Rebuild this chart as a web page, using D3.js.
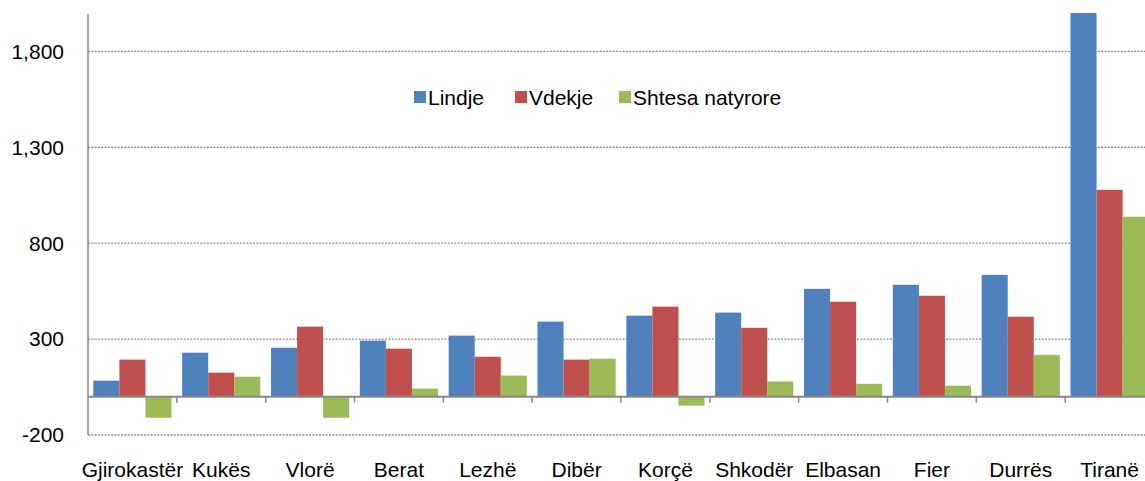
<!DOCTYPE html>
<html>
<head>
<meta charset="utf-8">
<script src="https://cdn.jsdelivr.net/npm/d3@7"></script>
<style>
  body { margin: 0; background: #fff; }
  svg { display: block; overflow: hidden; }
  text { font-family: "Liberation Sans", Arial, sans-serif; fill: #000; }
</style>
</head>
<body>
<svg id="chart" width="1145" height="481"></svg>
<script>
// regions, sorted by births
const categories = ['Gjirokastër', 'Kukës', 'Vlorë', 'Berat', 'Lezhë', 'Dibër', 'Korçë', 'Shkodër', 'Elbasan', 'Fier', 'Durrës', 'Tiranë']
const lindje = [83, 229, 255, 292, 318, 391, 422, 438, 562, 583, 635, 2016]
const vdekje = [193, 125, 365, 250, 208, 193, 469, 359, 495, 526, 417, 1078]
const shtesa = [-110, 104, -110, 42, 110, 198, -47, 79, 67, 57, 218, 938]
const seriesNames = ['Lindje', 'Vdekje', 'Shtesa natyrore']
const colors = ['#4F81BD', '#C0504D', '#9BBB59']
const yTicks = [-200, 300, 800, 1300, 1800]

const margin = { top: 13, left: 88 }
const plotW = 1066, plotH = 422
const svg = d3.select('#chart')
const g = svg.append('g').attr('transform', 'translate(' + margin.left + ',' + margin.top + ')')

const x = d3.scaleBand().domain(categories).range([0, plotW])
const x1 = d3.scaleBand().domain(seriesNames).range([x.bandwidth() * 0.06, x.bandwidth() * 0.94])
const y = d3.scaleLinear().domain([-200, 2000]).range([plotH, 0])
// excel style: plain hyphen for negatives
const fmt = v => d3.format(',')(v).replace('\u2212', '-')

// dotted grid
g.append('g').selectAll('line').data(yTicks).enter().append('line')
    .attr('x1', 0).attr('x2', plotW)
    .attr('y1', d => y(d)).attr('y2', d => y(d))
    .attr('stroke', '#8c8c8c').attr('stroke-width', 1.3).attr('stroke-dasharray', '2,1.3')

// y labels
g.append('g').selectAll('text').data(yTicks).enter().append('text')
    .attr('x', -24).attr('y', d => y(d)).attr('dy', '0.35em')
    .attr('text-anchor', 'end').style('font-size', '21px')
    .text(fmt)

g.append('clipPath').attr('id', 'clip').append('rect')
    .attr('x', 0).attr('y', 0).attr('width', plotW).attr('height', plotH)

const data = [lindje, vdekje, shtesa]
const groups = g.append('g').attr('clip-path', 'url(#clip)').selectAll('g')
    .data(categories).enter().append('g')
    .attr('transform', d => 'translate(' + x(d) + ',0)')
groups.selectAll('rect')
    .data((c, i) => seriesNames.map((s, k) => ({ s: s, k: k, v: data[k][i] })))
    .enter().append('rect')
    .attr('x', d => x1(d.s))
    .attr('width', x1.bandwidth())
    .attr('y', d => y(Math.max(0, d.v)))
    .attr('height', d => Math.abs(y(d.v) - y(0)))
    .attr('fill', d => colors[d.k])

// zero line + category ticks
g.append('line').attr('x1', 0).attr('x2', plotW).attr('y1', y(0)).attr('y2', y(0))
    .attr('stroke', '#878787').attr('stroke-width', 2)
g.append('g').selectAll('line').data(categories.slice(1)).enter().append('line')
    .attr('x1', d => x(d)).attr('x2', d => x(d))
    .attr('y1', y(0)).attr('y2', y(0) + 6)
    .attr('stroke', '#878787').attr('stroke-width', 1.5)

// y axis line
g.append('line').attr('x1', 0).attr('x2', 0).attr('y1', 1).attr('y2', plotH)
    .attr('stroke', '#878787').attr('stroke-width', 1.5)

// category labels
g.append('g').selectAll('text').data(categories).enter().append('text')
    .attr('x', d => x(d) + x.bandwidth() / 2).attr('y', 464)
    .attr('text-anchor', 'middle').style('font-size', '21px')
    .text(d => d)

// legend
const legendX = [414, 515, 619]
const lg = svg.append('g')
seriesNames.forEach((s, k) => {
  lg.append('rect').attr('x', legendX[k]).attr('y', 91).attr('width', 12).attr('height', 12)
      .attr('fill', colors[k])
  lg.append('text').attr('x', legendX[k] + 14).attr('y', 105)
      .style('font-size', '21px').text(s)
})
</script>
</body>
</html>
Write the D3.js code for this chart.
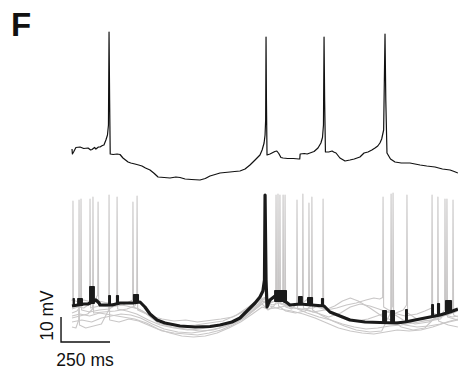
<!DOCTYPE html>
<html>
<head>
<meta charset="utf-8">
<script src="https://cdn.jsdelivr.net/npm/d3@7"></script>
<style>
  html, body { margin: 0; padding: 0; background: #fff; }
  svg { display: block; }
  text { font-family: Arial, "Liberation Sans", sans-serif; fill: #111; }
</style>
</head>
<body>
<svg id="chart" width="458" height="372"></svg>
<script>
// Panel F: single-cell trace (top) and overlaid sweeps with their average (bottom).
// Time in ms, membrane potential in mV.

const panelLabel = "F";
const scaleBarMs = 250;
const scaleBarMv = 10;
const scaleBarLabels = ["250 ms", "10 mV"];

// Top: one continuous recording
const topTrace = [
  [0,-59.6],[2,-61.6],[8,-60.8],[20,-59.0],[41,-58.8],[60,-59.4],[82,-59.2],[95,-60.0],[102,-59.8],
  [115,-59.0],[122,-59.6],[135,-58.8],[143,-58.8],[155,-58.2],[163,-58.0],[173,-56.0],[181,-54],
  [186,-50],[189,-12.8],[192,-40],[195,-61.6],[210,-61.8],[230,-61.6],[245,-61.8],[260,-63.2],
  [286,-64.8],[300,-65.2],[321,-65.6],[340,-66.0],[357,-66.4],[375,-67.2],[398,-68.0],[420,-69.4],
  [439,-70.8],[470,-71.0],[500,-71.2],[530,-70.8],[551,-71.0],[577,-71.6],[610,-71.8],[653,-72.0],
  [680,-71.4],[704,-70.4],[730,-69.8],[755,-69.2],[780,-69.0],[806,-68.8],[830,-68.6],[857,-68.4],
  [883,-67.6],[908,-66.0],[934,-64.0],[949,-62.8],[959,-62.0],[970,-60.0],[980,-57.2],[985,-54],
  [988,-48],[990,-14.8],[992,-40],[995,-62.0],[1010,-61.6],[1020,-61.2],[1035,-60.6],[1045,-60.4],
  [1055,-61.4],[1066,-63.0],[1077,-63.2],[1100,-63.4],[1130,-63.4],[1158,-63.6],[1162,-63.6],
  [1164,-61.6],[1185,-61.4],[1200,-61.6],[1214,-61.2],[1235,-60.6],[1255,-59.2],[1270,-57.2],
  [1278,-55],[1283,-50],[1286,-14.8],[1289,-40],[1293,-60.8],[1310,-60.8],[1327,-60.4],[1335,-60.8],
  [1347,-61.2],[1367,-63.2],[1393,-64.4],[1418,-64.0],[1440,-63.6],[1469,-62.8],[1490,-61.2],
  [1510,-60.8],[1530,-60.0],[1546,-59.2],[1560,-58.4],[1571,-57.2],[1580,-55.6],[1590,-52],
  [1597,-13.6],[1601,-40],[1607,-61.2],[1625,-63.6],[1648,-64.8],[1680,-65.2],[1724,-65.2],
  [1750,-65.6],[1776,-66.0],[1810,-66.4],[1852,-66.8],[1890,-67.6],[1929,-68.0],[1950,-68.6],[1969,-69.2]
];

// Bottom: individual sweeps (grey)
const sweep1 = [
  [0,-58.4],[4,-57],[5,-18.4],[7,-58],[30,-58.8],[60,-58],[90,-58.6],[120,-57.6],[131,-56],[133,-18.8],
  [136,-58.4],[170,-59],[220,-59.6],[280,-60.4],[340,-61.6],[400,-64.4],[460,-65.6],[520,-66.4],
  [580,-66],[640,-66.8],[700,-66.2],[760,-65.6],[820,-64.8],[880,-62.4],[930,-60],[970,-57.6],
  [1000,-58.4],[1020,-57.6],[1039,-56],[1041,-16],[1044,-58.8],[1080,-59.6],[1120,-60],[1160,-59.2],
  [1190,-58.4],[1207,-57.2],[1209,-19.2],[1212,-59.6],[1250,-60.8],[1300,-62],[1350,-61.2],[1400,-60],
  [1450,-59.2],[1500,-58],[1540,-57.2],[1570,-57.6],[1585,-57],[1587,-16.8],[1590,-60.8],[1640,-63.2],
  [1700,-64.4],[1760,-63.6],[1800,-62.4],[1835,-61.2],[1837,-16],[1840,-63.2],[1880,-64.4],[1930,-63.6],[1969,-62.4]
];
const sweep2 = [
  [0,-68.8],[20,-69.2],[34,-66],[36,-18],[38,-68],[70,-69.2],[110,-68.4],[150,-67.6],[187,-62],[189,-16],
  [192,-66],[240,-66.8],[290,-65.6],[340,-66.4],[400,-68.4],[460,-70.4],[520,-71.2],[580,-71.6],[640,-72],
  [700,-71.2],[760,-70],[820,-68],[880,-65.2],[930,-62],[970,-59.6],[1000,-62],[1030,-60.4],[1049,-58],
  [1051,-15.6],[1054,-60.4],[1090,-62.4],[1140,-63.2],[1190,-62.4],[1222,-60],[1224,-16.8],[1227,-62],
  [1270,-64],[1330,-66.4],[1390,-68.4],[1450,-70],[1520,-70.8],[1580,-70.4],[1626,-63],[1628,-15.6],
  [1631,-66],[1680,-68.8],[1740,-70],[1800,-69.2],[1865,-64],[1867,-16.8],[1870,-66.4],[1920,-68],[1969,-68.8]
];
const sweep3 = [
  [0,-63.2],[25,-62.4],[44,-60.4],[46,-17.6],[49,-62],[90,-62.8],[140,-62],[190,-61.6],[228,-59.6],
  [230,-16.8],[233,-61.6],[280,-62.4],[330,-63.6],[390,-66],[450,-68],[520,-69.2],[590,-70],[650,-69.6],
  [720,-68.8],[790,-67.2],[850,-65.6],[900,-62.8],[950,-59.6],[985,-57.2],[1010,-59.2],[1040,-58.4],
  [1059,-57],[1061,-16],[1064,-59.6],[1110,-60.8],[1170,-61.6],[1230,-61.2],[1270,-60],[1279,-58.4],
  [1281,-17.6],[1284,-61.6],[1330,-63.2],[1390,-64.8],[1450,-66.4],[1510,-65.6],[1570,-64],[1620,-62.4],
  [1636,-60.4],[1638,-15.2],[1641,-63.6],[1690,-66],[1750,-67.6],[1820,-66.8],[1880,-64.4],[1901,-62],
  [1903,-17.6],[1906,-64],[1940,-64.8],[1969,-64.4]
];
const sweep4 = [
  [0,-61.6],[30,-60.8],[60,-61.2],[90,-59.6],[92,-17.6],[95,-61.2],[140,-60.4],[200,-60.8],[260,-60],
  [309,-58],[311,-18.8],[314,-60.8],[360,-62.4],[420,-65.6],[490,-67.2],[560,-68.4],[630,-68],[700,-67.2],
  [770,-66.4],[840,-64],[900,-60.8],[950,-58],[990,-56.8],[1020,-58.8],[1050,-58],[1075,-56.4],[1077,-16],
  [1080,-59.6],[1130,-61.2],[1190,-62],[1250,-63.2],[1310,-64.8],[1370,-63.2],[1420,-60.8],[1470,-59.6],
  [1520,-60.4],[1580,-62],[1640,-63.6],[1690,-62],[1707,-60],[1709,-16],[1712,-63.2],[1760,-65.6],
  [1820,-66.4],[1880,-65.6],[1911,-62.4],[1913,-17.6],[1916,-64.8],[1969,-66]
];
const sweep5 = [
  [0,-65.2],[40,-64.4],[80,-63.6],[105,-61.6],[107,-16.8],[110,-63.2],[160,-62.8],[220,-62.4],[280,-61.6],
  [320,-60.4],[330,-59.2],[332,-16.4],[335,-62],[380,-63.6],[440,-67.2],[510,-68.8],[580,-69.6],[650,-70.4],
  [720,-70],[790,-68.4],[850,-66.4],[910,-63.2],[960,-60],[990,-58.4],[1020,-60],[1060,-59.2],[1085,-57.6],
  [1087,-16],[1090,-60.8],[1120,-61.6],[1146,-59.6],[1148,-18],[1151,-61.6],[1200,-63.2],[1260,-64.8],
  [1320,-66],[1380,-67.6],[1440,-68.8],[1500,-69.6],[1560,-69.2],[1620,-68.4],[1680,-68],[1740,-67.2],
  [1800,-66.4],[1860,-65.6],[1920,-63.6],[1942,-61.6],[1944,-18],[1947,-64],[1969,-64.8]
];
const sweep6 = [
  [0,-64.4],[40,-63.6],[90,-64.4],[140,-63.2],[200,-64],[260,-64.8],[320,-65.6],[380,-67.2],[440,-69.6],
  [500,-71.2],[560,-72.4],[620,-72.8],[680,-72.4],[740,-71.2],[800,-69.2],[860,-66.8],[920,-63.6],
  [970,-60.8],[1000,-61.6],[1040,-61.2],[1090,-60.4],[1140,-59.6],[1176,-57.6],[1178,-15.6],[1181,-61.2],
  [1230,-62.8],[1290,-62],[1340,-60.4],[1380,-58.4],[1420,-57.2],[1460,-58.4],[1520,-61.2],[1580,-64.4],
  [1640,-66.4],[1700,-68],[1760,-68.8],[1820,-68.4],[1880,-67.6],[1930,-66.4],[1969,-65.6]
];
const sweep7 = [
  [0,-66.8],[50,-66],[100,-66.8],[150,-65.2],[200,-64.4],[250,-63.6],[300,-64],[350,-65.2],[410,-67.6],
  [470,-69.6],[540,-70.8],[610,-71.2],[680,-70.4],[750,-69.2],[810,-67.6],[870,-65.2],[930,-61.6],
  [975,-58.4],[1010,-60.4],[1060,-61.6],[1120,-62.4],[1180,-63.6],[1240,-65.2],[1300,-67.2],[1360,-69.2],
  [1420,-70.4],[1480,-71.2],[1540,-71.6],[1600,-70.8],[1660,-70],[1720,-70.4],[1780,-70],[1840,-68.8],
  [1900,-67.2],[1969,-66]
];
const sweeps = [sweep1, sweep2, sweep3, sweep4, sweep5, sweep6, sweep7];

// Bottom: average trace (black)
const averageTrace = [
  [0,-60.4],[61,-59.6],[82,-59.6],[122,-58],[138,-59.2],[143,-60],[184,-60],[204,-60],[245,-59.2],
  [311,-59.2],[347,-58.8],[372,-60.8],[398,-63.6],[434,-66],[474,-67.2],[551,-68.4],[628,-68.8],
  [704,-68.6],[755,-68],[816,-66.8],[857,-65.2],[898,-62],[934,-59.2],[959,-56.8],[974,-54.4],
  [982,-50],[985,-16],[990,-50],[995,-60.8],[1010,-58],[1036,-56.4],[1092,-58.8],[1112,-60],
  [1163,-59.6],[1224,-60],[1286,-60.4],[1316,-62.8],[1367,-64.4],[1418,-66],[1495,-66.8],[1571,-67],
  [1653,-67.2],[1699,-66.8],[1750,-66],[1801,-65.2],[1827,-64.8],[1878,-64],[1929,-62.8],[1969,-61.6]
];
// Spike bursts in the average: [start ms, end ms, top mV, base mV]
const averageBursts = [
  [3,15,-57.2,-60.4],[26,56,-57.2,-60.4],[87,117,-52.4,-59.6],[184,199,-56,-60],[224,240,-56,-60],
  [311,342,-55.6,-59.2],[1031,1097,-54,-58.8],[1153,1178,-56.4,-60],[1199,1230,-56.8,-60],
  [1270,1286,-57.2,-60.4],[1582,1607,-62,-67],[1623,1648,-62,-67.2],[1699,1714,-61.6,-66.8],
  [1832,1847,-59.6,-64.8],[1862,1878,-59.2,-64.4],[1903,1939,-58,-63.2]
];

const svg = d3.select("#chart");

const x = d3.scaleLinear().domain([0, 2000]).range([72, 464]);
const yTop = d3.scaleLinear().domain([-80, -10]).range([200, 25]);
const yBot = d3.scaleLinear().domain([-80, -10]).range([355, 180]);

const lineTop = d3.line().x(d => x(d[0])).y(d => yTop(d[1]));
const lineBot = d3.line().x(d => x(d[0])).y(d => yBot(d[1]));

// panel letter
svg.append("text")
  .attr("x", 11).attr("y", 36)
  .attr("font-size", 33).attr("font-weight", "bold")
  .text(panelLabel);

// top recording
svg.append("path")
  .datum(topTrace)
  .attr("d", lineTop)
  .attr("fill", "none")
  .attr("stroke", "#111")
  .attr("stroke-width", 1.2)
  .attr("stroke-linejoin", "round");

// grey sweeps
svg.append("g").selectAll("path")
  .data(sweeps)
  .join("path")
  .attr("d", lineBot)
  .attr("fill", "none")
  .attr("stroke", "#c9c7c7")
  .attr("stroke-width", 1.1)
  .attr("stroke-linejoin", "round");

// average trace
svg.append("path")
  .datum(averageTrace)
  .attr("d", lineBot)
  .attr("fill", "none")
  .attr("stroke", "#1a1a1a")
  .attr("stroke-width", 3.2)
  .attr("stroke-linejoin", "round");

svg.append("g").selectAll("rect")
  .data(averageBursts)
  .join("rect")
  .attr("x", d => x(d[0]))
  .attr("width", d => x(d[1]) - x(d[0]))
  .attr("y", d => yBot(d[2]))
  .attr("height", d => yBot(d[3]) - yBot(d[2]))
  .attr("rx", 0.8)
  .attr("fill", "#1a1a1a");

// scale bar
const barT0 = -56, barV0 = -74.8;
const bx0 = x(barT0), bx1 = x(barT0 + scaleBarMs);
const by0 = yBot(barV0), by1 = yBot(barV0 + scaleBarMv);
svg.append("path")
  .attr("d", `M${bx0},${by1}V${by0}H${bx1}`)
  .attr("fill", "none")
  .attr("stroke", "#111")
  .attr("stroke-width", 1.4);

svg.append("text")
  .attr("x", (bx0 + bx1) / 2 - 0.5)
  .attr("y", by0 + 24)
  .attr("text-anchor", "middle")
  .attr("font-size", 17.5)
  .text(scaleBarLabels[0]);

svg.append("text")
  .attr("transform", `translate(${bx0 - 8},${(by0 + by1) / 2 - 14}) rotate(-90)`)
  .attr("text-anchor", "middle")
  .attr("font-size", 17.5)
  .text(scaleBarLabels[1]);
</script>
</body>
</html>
------------------------------------------------
GOAL: Repeat word for word the lines above, from the first entry through the line containing "const fmt = v", with both ends kept and the pictures dropped.

FULL ANSWER:
Rebuild this chart as a web page, using D3.js.
<!DOCTYPE html>
<html>
<head>
<meta charset="utf-8">
<script src="https://cdn.jsdelivr.net/npm/d3@7"></script>
<style>
  body { margin: 0; background: #fff; }
  svg { display: block; overflow: hidden; }
  text { font-family: "Liberation Sans", Arial, sans-serif; fill: #000; }
</style>
</head>
<body>
<svg id="chart" width="1145" height="481"></svg>
<script>
// regions, sorted by births
const categories = ['Gjirokastër', 'Kukës', 'Vlorë', 'Berat', 'Lezhë', 'Dibër', 'Korçë', 'Shkodër', 'Elbasan', 'Fier', 'Durrës', 'Tiranë']
const lindje = [83, 229, 255, 292, 318, 391, 422, 438, 562, 583, 635, 2016]
const vdekje = [193, 125, 365, 250, 208, 193, 469, 359, 495, 526, 417, 1078]
const shtesa = [-110, 104, -110, 42, 110, 198, -47, 79, 67, 57, 218, 938]
const seriesNames = ['Lindje', 'Vdekje', 'Shtesa natyrore']
const colors = ['#4F81BD', '#C0504D', '#9BBB59']
const yTicks = [-200, 300, 800, 1300, 1800]

const margin = { top: 13, left: 88 }
const plotW = 1066, plotH = 422
const svg = d3.select('#chart')
const g = svg.append('g').attr('transform', 'translate(' + margin.left + ',' + margin.top + ')')

const x = d3.scaleBand().domain(categories).range([0, plotW])
const x1 = d3.scaleBand().domain(seriesNames).range([x.bandwidth() * 0.06, x.bandwidth() * 0.94])
const y = d3.scaleLinear().domain([-200, 2000]).range([plotH, 0])
// excel style: plain hyphen for negatives
const fmt = v => d3.format(',')(v).replace('\u2212', '-')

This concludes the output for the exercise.